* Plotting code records
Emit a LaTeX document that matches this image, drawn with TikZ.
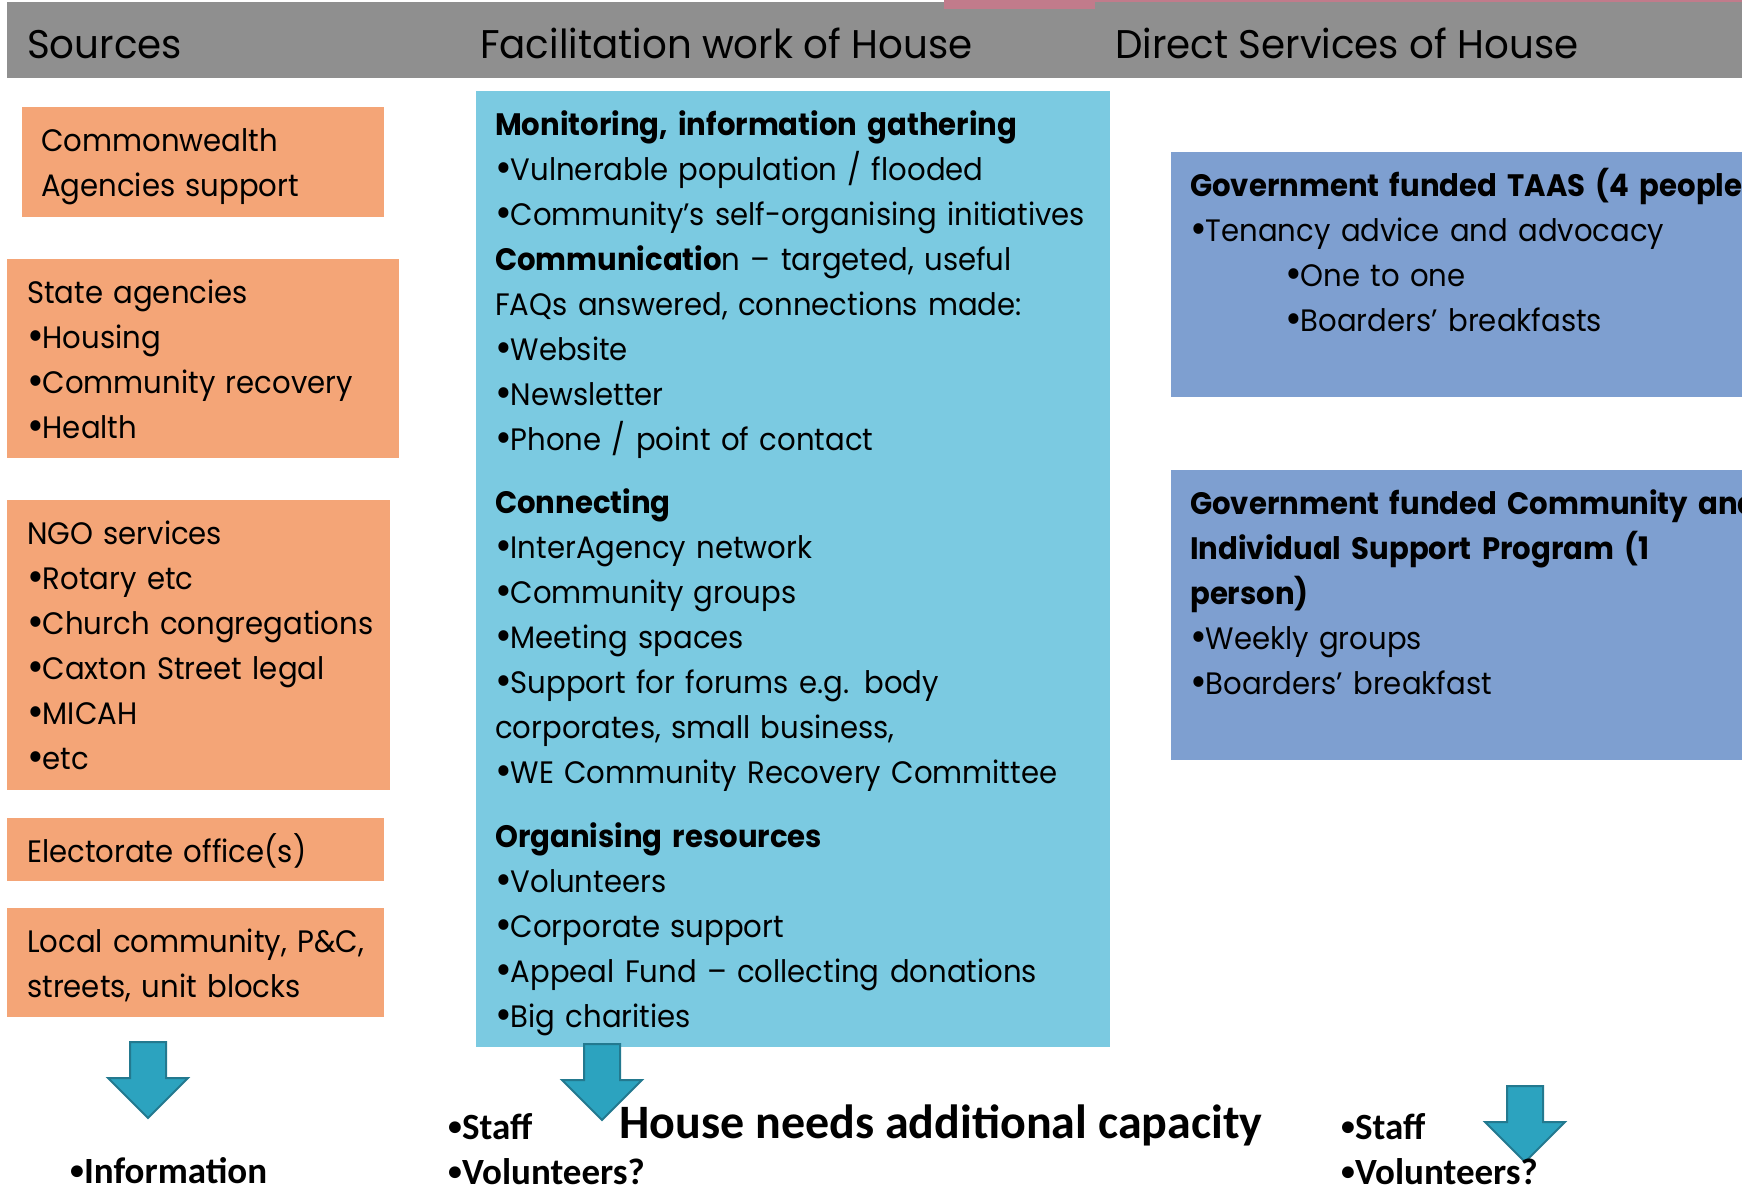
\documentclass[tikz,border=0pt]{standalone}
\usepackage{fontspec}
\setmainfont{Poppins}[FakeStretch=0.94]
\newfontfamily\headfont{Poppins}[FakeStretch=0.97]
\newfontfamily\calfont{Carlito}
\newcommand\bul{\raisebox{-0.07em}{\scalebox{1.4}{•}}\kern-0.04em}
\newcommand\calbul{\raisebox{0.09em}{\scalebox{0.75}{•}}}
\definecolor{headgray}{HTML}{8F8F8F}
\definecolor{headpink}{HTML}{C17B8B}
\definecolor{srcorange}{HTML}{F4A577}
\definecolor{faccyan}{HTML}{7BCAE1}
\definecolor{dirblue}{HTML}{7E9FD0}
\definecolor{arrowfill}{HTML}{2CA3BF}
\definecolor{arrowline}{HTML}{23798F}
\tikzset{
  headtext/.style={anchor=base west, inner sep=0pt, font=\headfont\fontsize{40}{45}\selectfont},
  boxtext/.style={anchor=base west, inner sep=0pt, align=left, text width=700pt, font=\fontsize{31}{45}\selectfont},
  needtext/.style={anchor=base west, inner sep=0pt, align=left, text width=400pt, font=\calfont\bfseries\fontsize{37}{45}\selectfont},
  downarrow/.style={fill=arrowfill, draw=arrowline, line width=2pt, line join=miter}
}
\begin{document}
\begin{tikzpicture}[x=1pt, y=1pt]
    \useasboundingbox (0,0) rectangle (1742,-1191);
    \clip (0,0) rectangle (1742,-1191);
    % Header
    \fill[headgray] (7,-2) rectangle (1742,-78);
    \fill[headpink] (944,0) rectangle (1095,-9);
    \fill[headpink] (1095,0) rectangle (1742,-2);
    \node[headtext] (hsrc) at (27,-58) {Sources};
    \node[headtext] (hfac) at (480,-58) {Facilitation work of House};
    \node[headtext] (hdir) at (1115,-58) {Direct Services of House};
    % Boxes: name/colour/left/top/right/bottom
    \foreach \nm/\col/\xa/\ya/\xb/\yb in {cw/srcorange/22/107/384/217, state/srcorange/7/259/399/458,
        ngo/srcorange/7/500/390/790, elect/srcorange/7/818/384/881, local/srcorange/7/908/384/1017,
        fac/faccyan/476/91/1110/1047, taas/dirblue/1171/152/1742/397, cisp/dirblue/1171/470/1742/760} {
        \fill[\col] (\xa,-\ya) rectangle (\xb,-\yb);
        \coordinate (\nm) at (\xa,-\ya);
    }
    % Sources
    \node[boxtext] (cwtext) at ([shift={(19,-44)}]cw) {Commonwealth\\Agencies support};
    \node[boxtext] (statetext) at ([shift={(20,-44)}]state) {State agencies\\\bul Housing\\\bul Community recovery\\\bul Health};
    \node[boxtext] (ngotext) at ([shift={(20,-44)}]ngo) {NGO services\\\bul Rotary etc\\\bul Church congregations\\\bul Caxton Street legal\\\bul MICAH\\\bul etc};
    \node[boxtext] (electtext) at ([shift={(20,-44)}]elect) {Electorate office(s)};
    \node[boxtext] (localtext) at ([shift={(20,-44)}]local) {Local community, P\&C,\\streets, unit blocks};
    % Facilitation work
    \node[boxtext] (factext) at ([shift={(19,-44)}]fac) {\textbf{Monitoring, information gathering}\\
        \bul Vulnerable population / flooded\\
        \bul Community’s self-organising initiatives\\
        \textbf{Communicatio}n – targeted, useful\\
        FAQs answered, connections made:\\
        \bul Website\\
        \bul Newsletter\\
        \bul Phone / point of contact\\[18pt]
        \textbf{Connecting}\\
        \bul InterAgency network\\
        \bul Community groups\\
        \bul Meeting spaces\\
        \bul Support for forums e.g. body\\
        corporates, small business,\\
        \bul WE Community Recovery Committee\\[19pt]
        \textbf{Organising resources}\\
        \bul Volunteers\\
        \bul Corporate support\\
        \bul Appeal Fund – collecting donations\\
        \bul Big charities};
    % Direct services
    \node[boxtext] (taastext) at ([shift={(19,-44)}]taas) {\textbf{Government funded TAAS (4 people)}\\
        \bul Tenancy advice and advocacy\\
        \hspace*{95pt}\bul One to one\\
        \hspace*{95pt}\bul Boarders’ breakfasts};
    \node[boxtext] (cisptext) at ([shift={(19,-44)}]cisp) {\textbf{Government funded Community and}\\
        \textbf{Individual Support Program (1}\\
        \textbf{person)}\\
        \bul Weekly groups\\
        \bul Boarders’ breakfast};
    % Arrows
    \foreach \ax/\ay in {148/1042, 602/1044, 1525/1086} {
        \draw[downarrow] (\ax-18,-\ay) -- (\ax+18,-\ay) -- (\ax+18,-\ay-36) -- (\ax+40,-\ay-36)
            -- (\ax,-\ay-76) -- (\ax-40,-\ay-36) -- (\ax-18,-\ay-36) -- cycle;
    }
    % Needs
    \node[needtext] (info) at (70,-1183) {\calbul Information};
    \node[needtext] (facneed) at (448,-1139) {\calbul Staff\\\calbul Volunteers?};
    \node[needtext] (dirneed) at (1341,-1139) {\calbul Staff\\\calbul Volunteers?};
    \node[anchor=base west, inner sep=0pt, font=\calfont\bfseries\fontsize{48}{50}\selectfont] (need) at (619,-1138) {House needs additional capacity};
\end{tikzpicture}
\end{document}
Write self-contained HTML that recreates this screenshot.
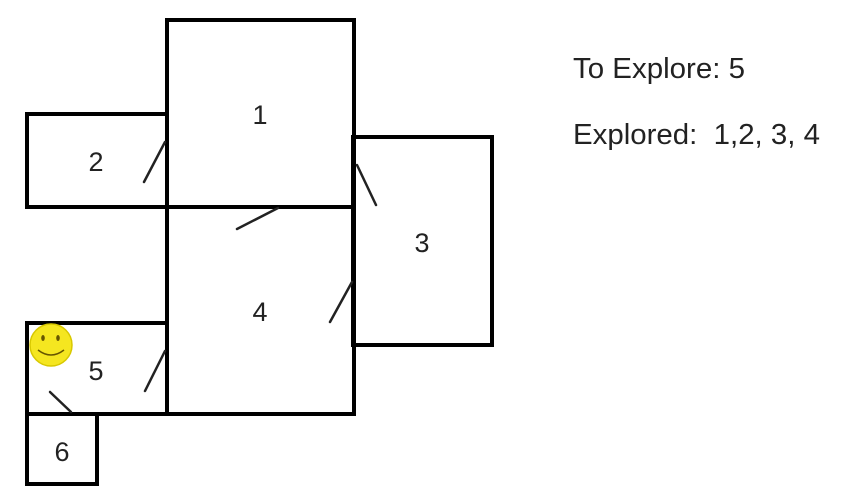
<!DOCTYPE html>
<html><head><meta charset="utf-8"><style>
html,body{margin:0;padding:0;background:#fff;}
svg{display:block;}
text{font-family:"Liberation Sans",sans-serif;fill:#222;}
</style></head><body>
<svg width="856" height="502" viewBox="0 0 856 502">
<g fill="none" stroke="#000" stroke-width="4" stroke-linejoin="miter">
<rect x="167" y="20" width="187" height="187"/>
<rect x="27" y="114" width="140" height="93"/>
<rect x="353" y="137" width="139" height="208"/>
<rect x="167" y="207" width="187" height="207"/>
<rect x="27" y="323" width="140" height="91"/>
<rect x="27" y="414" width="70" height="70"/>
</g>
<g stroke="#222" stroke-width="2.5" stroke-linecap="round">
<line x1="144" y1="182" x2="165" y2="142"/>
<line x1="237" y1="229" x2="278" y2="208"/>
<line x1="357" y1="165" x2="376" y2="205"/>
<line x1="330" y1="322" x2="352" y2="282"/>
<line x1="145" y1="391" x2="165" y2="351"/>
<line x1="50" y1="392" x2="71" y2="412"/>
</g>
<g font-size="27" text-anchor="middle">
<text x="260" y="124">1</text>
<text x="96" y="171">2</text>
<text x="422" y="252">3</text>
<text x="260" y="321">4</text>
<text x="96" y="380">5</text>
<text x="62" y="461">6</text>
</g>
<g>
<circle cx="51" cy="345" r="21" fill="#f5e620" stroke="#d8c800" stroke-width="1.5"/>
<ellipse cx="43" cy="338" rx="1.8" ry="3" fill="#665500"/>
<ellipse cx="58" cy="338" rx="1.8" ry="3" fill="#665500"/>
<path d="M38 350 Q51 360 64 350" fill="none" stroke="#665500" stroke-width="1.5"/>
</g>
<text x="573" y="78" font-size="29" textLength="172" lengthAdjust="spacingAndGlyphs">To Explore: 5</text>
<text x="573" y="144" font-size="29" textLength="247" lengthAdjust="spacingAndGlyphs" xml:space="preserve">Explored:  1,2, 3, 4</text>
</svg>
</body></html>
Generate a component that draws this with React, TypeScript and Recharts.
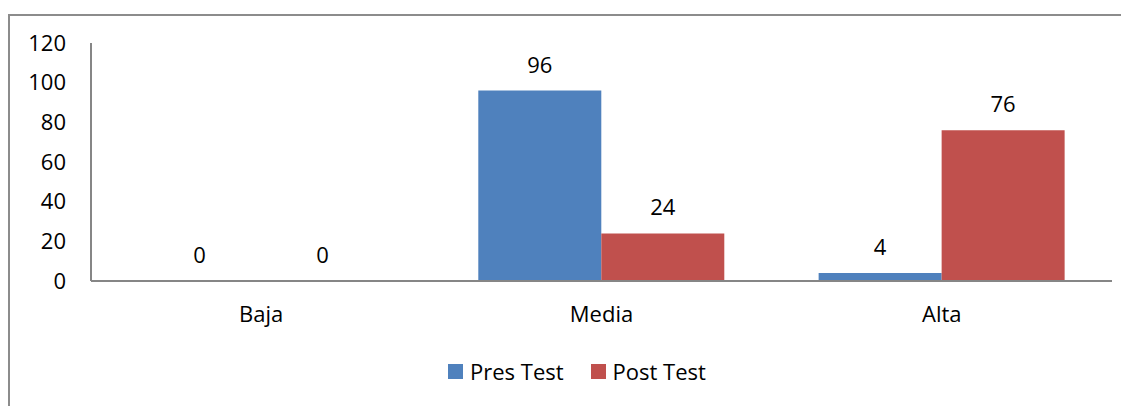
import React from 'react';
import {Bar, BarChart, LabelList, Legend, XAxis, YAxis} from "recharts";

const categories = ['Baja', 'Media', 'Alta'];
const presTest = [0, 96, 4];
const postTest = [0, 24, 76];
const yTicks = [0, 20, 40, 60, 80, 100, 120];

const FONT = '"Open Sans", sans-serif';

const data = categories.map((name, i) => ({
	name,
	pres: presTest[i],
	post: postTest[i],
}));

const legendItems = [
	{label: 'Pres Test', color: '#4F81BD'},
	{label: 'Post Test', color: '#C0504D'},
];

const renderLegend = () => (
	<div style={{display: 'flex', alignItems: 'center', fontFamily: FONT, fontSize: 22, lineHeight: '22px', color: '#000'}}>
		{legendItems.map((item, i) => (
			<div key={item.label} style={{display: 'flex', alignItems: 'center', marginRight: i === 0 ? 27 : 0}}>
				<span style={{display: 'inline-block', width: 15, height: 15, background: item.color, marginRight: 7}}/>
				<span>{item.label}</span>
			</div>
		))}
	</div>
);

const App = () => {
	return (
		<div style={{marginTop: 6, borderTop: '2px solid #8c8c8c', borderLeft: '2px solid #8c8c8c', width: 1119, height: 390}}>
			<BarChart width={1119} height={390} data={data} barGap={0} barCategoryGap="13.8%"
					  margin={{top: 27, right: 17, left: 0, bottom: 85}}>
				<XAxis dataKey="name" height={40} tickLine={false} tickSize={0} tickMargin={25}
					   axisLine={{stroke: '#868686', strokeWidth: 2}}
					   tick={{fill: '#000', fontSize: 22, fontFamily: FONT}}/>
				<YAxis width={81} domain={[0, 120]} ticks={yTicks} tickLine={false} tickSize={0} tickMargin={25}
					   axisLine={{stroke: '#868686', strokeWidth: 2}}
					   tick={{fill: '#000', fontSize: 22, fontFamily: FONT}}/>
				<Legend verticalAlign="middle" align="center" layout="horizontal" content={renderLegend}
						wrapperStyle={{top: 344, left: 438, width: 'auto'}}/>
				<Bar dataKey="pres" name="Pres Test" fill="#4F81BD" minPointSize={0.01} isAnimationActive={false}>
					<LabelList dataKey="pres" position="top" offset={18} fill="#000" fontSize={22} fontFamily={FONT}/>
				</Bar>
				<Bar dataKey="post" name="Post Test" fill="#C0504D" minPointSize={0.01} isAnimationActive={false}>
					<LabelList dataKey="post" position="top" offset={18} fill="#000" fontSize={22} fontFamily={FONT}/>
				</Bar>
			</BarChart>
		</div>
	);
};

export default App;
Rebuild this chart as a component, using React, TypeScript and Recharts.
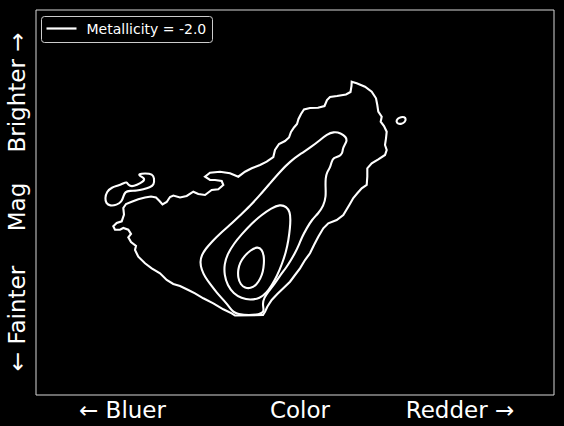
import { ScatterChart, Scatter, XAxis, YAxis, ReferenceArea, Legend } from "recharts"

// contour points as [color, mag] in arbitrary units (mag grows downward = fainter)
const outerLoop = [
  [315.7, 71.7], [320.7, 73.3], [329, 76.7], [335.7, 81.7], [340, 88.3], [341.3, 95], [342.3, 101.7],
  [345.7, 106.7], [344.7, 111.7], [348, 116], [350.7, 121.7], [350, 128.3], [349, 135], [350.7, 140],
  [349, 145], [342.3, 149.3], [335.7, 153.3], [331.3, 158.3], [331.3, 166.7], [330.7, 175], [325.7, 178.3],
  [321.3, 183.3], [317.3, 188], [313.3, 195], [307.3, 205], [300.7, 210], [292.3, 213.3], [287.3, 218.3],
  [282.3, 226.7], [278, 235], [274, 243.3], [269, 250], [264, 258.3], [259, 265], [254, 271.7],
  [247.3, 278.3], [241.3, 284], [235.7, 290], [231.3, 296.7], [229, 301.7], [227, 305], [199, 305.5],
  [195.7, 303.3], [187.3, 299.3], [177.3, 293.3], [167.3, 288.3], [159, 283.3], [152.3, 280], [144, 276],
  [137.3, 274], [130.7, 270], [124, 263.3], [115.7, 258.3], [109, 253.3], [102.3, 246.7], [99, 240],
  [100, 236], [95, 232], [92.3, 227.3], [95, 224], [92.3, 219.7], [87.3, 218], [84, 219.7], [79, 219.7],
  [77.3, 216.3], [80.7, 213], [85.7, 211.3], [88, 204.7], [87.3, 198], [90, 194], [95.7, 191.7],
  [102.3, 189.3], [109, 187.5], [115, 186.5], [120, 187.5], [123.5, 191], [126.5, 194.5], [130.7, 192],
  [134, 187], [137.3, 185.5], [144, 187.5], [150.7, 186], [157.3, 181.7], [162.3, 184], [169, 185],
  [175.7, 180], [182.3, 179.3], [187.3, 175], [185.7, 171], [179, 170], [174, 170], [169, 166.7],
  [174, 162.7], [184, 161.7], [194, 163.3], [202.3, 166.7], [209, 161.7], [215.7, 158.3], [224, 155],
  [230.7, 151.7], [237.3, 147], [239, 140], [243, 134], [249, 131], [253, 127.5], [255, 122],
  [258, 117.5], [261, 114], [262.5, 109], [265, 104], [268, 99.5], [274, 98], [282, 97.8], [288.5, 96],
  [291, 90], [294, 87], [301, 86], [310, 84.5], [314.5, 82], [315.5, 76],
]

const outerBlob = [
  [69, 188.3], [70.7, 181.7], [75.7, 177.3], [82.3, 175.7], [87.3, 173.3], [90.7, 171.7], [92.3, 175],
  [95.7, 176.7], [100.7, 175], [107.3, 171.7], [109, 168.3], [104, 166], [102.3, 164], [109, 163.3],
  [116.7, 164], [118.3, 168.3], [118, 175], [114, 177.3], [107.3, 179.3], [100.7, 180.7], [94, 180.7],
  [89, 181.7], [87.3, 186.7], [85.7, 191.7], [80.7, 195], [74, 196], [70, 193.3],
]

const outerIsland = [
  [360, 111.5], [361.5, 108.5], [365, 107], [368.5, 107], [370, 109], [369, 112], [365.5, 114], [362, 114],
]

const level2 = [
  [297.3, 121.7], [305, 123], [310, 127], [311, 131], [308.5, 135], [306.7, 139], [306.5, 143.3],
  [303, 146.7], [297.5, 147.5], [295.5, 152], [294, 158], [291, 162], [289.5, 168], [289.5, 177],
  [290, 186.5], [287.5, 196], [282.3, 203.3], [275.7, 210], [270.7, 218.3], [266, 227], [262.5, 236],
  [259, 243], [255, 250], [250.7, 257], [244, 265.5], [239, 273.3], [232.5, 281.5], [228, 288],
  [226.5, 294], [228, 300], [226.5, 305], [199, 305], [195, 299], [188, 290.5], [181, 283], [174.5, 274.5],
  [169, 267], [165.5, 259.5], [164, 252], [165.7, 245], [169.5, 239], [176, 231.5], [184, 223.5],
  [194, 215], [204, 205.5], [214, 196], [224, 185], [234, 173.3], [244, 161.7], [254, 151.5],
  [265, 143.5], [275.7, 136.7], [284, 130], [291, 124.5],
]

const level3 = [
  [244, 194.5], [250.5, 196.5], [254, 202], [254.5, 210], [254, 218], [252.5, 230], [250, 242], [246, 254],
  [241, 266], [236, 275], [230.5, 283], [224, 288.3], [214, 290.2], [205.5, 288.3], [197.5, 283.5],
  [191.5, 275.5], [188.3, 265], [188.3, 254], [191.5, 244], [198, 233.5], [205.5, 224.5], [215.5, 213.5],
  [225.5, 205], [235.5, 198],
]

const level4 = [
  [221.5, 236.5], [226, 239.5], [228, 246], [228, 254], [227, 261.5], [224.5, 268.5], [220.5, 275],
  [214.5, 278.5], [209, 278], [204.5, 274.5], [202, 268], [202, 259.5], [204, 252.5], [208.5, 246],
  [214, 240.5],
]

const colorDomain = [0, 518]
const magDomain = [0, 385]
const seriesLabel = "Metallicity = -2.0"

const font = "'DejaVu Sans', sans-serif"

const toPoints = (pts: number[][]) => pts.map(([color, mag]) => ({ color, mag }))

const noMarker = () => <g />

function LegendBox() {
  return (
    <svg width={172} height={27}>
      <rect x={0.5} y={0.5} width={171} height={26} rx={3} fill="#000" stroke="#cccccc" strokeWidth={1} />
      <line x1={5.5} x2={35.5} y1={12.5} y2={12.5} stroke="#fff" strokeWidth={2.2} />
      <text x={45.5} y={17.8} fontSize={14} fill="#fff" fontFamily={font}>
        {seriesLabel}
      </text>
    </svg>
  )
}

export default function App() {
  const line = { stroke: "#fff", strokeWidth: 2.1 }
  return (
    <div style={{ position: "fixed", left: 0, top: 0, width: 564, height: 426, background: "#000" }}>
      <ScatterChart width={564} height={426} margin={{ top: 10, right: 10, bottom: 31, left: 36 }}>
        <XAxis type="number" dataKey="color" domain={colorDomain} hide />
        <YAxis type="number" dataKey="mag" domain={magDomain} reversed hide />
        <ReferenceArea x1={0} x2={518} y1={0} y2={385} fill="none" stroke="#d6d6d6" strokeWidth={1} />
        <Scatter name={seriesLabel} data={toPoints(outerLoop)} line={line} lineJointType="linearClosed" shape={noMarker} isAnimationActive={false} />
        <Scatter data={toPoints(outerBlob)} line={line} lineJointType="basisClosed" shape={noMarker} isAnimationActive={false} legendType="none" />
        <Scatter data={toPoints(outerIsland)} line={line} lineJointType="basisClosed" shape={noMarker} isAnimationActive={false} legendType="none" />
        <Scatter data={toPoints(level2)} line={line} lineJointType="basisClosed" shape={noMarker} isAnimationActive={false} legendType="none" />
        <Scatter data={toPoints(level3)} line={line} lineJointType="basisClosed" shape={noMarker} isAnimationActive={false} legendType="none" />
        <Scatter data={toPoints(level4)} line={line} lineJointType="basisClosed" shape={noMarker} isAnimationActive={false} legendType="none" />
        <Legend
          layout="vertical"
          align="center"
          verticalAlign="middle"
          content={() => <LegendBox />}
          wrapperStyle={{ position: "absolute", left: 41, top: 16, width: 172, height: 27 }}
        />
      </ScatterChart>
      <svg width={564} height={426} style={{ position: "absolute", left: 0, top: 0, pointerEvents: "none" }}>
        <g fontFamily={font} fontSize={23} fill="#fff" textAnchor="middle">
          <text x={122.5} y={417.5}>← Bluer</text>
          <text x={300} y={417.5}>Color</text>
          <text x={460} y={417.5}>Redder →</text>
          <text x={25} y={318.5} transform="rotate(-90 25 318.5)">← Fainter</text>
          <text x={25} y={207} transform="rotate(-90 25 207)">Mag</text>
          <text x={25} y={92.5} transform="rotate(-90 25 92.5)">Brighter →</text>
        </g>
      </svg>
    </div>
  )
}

* To be done
Find the lines above that contain the word "with" and collect them.

* Written response
Emit a LaTeX document that matches this image, drawn with TikZ.
Generate a component that draws this with React, TypeScript and Recharts.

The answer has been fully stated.